__Exercise instructions__:
Copy out each line containing "Emit" from the entries below.

[Entries with chart source code]

********************

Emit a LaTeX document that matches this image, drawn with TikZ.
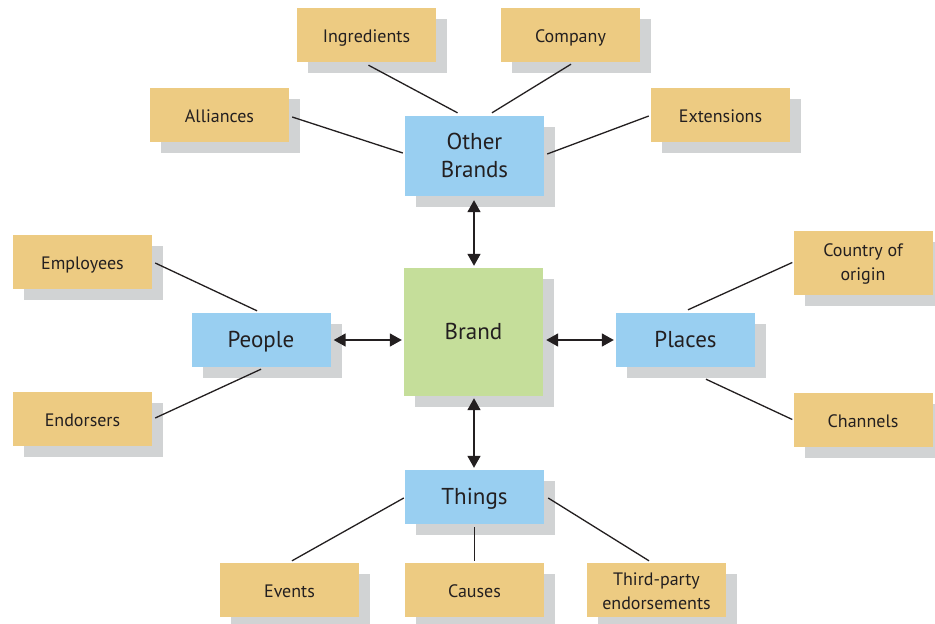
\documentclass[tikz,border=0pt]{standalone}
\usepackage{fontspec}
\setmainfont{PT Sans}
\usetikzlibrary{shadows,calc,arrows.meta}
\definecolor{tanbox}{HTML}{EDCB82}
\definecolor{bluebox}{HTML}{99CFF1}
\definecolor{greenbox}{HTML}{C5DE9A}
\definecolor{shadowgray}{HTML}{D1D3D4}
\definecolor{inkc}{HTML}{231F20}
\newcommand{\twoline}[3][-2.5pt]{\raisebox{#1}[\height][\depth]{\begin{tabular}{@{}c@{}}#2\\#3\end{tabular}}}
\begin{document}
\begin{tikzpicture}[x=1pt,y=-1pt,
  boxbase/.style={rectangle, inner sep=0pt, align=center, text=inkc,
    drop shadow={shadow xshift=11pt, shadow yshift=-11pt, fill=shadowgray, opacity=1}},
  leaf/.style={boxbase, fill=tanbox, minimum width=139pt, minimum height=54pt,
    font=\fontsize{18}{24}\selectfont},
  oneline/.style={text height=15pt, text depth=0pt},
  mid/.style={boxbase, fill=bluebox, minimum width=139pt, minimum height=54pt,
    font=\fontsize{23}{28}\selectfont},
  core/.style={boxbase, fill=greenbox, minimum width=139pt, minimum height=128pt,
    font=\fontsize{23}{28}\selectfont},
  link/.style={draw=inkc, line width=1.3pt},
  dbl/.style={draw=inkc, line width=1.6pt, {Triangle[length=12pt,width=13pt]}-{Triangle[length=12pt,width=13pt]}}
]
\useasboundingbox (0,0) rectangle (935,624);
\fill[white] (0,0) rectangle (935,624);

\node[leaf, oneline] (ingredients) at (366.5,35) {Ingredients};
\node[leaf, oneline] (company) at (570.5,35) {Company};
\node[leaf, oneline] (alliances) at (219.5,115) {Alliances};
\node[leaf, oneline] (extensions) at (720.5,115) {Extensions};
\node[mid, minimum height=80pt] (other) at (474.5,156) {\twoline[-2pt]{Other}{Brands}};
\node[core, oneline] (brand) at (473.5,332) {Brand};
\node[leaf, oneline] (employees) at (82.5,262) {Employees};
\node[leaf, oneline] (endorsers) at (82.5,419) {Endorsers};
\node[mid, oneline] (people) at (261,340) {People};
\node[mid, oneline] (places) at (685.5,340) {Places};
\node[leaf, minimum height=64pt] (country) at (863,262.5) {\twoline[-1pt]{Country of}{origin}};
\node[leaf, oneline] (channels) at (863,419.5) {Channels};
\node[mid, oneline] (things) at (474.5,497) {Things};
\node[leaf, oneline] (events) at (289.5,590) {Events};
\node[leaf, oneline] (causes) at (474.5,590) {Causes};
\node[leaf] (third) at (656.5,590) {\twoline[-3pt]{Third-party}{endorsements}};

% connectors
\draw[link] ($(ingredients.south)+(2,3)$) -- ($(other.north)+(-17,-3)$);
\draw[link] ($(company.south)+(0.5,2)$) -- ($(other.north)+(17.5,-3)$);
\draw[link] ($(alliances.east)+(3,2)$) -- ($(other.west)+(-2,-3)$);
\draw[link] ($(other.east)+(3,-2)$) -- ($(extensions.west)+(-2,1)$);
\draw[link] ($(employees.east)+(3,1)$) -- ($(people.north)+(-4,-2)$);
\draw[link] ($(endorsers.east)+(3,-1)$) -- ($(people.south)+(0,2)$);
\draw[link] ($(places.north)+(2.5,-3)$) -- ($(country.west)+(-1,0)$);
\draw[link] ($(places.south)+(20.5,12)$) -- ($(channels.west)+(-1,0)$);
\draw[link] ($(things.west)+(-1,1)$) -- ($(events.north)+(2.5,-2)$);
\draw[link] ($(things.south)+(0,3)$) -- ($(causes.north)+(0,-2)$);
\draw[link] ($(things.east)+(4,1)$) -- ($(third.north)+(-7.5,-2)$);

% arrows
\draw[dbl] ($(other.south)+(-0.5,4)$) -- ($(brand.north)+(0.5,-2)$);
\draw[dbl] ($(brand.south)+(0.5,2)$) -- ($(things.north)+(-0.5,-2)$);
\draw[dbl] ($(people.east)+(3,0)$) -- ($(people.east -| brand.west)+(-2,0)$);
\draw[dbl] ($(places.west -| brand.east)+(3,0)$) -- ($(places.west)+(-2,0)$);
\end{tikzpicture}
\end{document}
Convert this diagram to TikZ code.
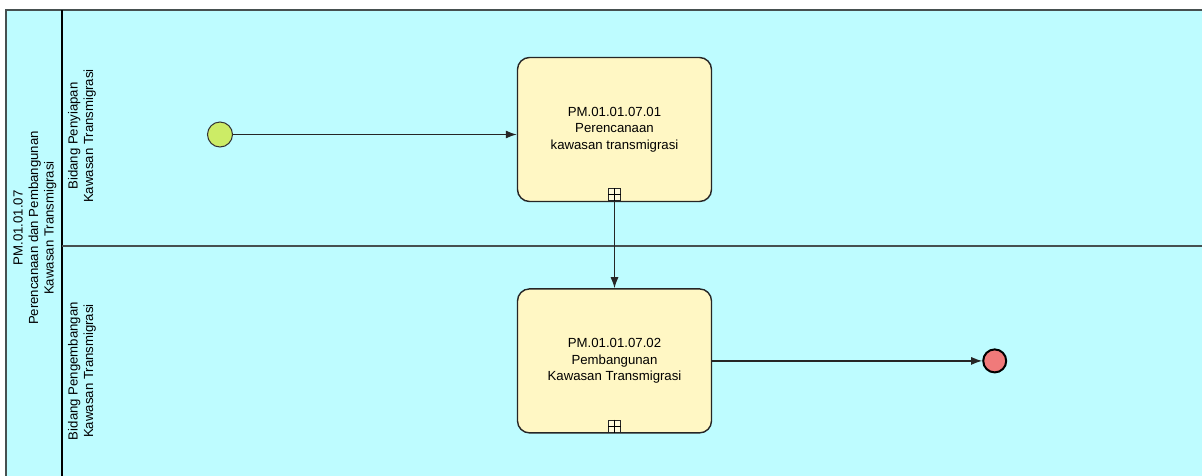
\documentclass[tikz,border=0pt]{standalone}
\usepackage{fontspec}
\setmainfont{Liberation Sans}
\usetikzlibrary{arrows.meta, positioning}
\definecolor{poolcyan}{RGB}{190,252,255}
\definecolor{taskyellow}{RGB}{255,247,196}
\definecolor{startgreen}{RGB}{204,236,102}
\definecolor{endred}{RGB}{240,122,122}
\definecolor{linegray}{RGB}{70,80,80}

\begin{document}
\begin{tikzpicture}[
  x=1pt, y=-1pt,
  font=\fontsize{13.2}{16.5}\selectfont,
  task/.style={rectangle, rounded corners=12pt, draw=black!85, line width=1.4pt, fill=taskyellow,
               minimum width=194pt, minimum height=144pt, align=center, inner sep=0pt},
  startev/.style={circle, draw=black!80, line width=1pt, fill=startgreen, minimum size=25pt, inner sep=0pt},
  endev/.style={circle, draw=black, line width=2pt, fill=endred, minimum size=23pt, inner sep=0pt},
  subproc/.style={rectangle, draw=black!85, line width=1pt, fill=taskyellow!60, minimum size=12pt, inner sep=0pt},
  flow/.style={-{Latex[length=11pt,width=8pt]}, line width=1.2pt, color=black!85},
  lanelabel/.style={rotate=90, align=center, font=\fontsize{13.2}{15.5}\selectfont}
]
\clip (0,0) rectangle (1202,475);
% --- Pool and lanes ---
\draw[line width=1.3pt, draw=linegray, fill=poolcyan] (6,10) rectangle (1215,500);
\draw[line width=2pt] (62,10) -- (62,500);
\draw[line width=1.5pt, draw=linegray] (62,246) -- (1215,246);

\node[lanelabel] (poolname) at (35,228) {PM.01.01.07\\Perencanaan dan Pembangunan\\Kawasan Transmigrasi};
\node[lanelabel] (lanea) at (82,136) {Bidang Penyiapan\\Kawasan Transmigrasi};
\node[lanelabel] (laneb) at (82,371) {Bidang Pengembangan\\Kawasan Transmigrasi};

% --- Tasks ---
\node[task] (taska) at (614.5,129.5) {PM.01.01.07.01\\Perencanaan\\kawasan transmigrasi};
\node[task, below=86pt of taska] (taskb) {PM.01.01.07.02\\Pembangunan\\Kawasan Transmigrasi};
\node[subproc, above=1pt of taska.south] (marka) {};
\node[subproc, above=1pt of taskb.south] (markb) {};
\draw[line width=1pt] (marka.north) -- (marka.south) (marka.west) -- (marka.east);
\draw[line width=1pt] (markb.north) -- (markb.south) (markb.west) -- (markb.east);

% --- Events ---
\node[startev] (start) at (220,134.5) {};
\node[endev, right=270pt of taskb] (end) {};

% --- Flows ---
\draw[flow] (start) -- (start -| taska.west);
\draw[flow] (marka.south) -- (taskb.north);
\draw[flow] (taskb) -- (end);

\end{tikzpicture}
\end{document}
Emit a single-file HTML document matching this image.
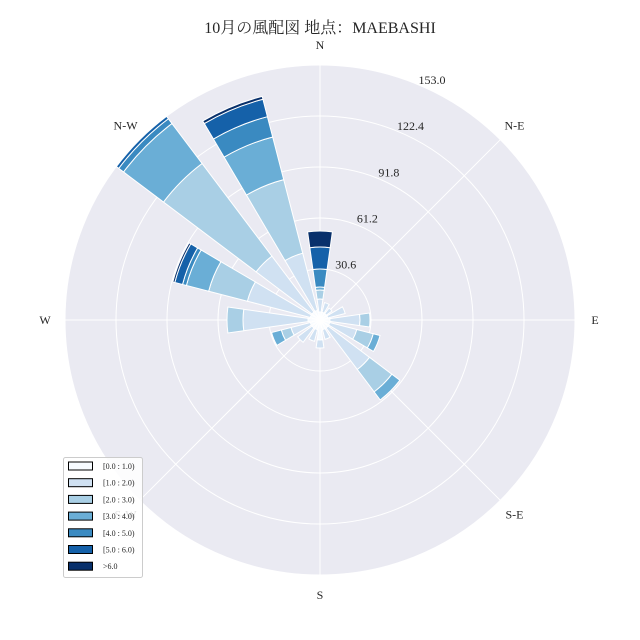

********************

__Expected answer__:
Emit a LaTeX document that matches this image, drawn with TikZ.
Emit a single-file HTML document matching this image.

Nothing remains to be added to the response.